URL https://github.com/NetFPGA/NetFPGA-SUME-public/wiki/Reference_emu-Contrib-Project
 
Title Open Source Network Tester 
Description The world's first open-source hardware traffic generator and capture system. OSNT is low cost: it is based on the NetFPGA platform and can be built for less than $2000. OSNT is open source: all the hardware and software designs are freely available for you to use and extend. OSNT works out of the box: it comes with some standard libraries for generating and capturing user-selected packet lenghts at different rates. OSNT is extensible: it is easy to add new features and adapt it to your needs. Our approach has demonstrated lower-cost than comparable commercial systems while achieving similar levels of precision and accuracy; all within an open-source framework extensible with new features to support new applications, while permitting validation and review of the implementation. 
Type Of Technology Software 
Year Produced 2016 
Open Source License?
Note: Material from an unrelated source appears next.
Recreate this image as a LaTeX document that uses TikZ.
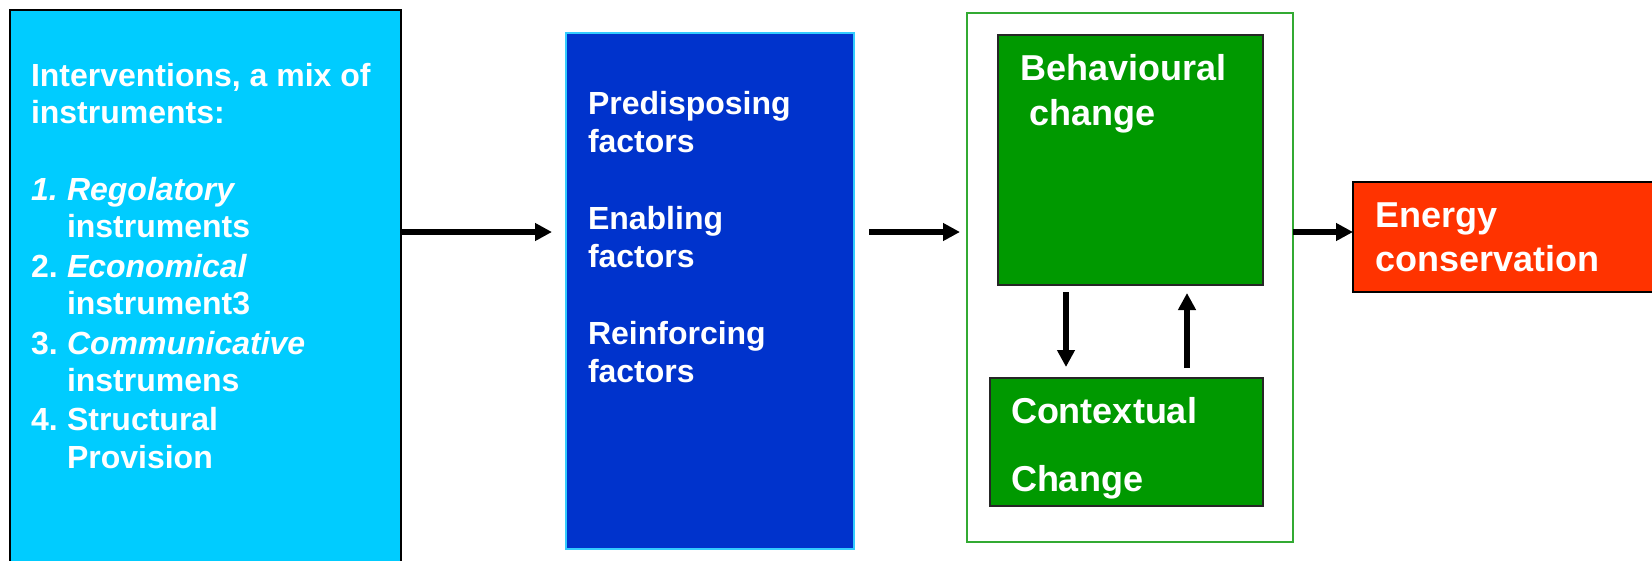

Yes  
Impact This system sees wide use in commercial, research, and education scenarios across a number of UK, US and other international organisations. Notable deployments include CERN, Stanford University, Western Digital, NetApp, and Barefoot Networks. The system has seen extensions for a wide range of protocols, and been ported to higher-performance hardware platforms (OSNT-SUME on NetFPGA-SUME). 
URL http://osnt.org/